Maya priests in the city of Chichen Itza in the Yucatan peninsula sacrificed children to petition the gods for rain and fertile fields by throwing them into sacred sinkhole caves, known as "cenotes."
The caves served as a source of water for the Mayans and were also thought to be an entrance to the underworld.
Archeologist Guillermo de Anda from the University of Yucatan pieced together the bones of 127 bodies discovered at the bottom of one of Chichen Itza's sacred caves and found over 80 per cent were likely boys between the ages of 3 and 11.
The other 20 per cent were mostly adult men said de Anda, who scuba dives to uncover Mayan jewels and bones.
He said children were often thrown alive to their watery graves to please the Mayan rain god Chaac. Some of the children were ritually skinned or dismembered before being offered to the gods, he said.

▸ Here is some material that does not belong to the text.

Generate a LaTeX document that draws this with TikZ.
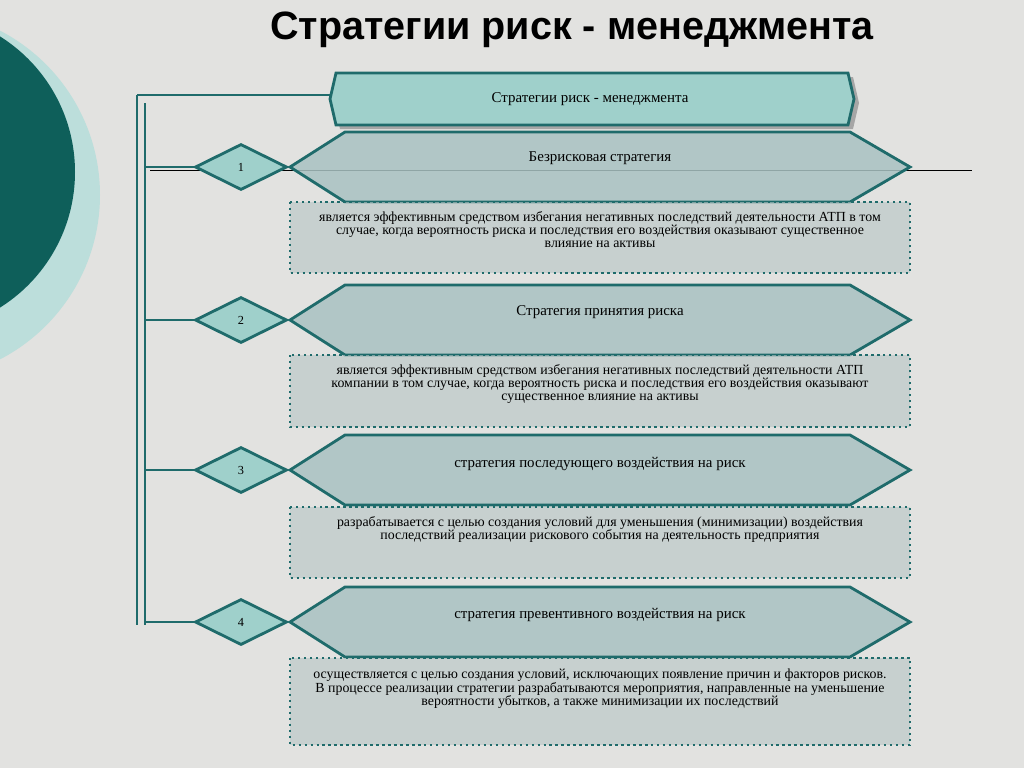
\documentclass[tikz,border=0pt]{standalone}
\usepackage{fontspec}
\setmainfont{Liberation Serif}
\newfontfamily\titlefont{Liberation Sans}
\usetikzlibrary{shapes.geometric}
\definecolor{teald}{HTML}{1F6B6B}
\definecolor{tealc}{HTML}{0E5F5A}
\definecolor{teall}{HTML}{9FD0CB}
\definecolor{hexfill}{HTML}{A9C2C2}
\definecolor{boxfill}{HTML}{B5C4C4}
\definecolor{marble}{HTML}{E2E2E0}
\tikzset{
  hexa/.style={draw=teald,line width=1.6pt,fill=hexfill,fill opacity=0.85},
  numbox/.style={diamond,draw=teald,line width=1.6pt,fill=teall,minimum width=1.84cm,minimum height=0.92cm,inner sep=0pt,aspect=2,font=\fontsize{7}{8}\selectfont},
  infobox/.style={draw=teald,line width=1.4pt,dotted,fill=boxfill,fill opacity=0.6,text opacity=1},
  head/.style={font=\fontsize{8.5}{10}\selectfont},
  info/.style={font=\fontsize{7.9}{7.6}\selectfont,align=center,anchor=north},
  spine/.style={draw=teald,line width=1.4pt}
}
\begin{document}
\begin{tikzpicture}[x=0.02cm,y=-0.02cm]
  \useasboundingbox (0,0) rectangle (1024,768);
  \fill[marble] (0,0) rectangle (1024,768);

  % circles on the left
  \begin{scope}
    \clip (0,0) rectangle (1024,768);
    \fill[teall!70] (-85,195) circle (185);
    \fill[tealc] (-85,172) circle (160);
  \end{scope}

  \node[font=\titlefont\bfseries\fontsize{22.5}{26}\selectfont] (title) at (572,30) {Стратегии риск - менеджмента};

  % spine
  \draw[spine] (137,95) -- (137,625);
  \draw[spine] (145,103) -- (145,625);
  \draw[thin] (150,170) -- (972,170);

  % top box
  \fill[black!35] (340,77) -- (853,77) -- (859,103) -- (853,129) -- (340,129) -- (334,103) -- cycle;
  \draw[hexa,fill=teall,fill opacity=1] (336,73) -- (848,73) -- (854,99) -- (848,125) -- (336,125) -- (330,99) -- cycle;
  \node[head] (top) at (590,99) {Стратегии риск - менеджмента};
  \draw[spine] (330,95) -- (137,95);

  % hexagons
  \foreach \y/\n in {167/1,320/2,470/3,622/4}{
    \draw[hexa] (290,\y) -- (345,\y-35) -- (850,\y-35) -- (910,\y) -- (850,\y+35) -- (345,\y+35) -- cycle;
    \node[numbox] (d\n) at (241,\y) {\n};
    \draw[spine] (145,\y) -- (d\n.west);
  }

  \node[head] (h1) at (600,158) {Безрисковая стратегия};
  \node[head] (h2) at (600,312) {Стратегия принятия риска};
  \node[head] (h3) at (600,464) {стратегия последующего воздействия на риск};
  \node[head] (h4) at (600,615) {стратегия превентивного воздействия на риск};

  % info boxes
  \draw[infobox] (290,202) rectangle (910,273);
  \draw[infobox] (290,355) rectangle (910,427);
  \draw[infobox] (290,507) rectangle (910,578);
  \draw[infobox] (290,658) rectangle (910,745);

  \node[info] (t1) at (600,205) {является эффективным средством избегания негативных последствий деятельности АТП в том\\случае, когда вероятность риска и последствия его воздействия оказывают существенное\\влияние на активы};
  \node[info] (t2) at (600,358) {является эффективным средством избегания негативных последствий деятельности АТП\\компании в том случае, когда вероятность риска и последствия его воздействия оказывают\\существенное влияние на активы};
  \node[info] (t3) at (600,510) {разрабатывается с целью создания условий для уменьшения (минимизации) воздействия\\последствий реализации рискового события на деятельность предприятия};
  \node[info] (t4) at (600,663) {осуществляется с целью создания условий, исключающих появление причин и факторов рисков.\\В процессе реализации стратегии разрабатываются мероприятия, направленные на уменьшение\\вероятности убытков, а также минимизации их последствий};
\end{tikzpicture}
\end{document}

"It was thought that the gods preferred small things and especially the rain god had four helpers that were represented as tiny people," said de Anda.
"So the children were offered as a way to directly communicate with Chaac," he said.
Archeologists previously believed young female virgins were sacrificed because the remains, which span from around 850 AD until the Spanish colonisation, were often found adorned with jade jewellery.
It is difficult to determine the sex of skeletons before they are fully matured, said de Anda, but he believes cultural evidence from Mayan mythology would suggest the young victims were actually male.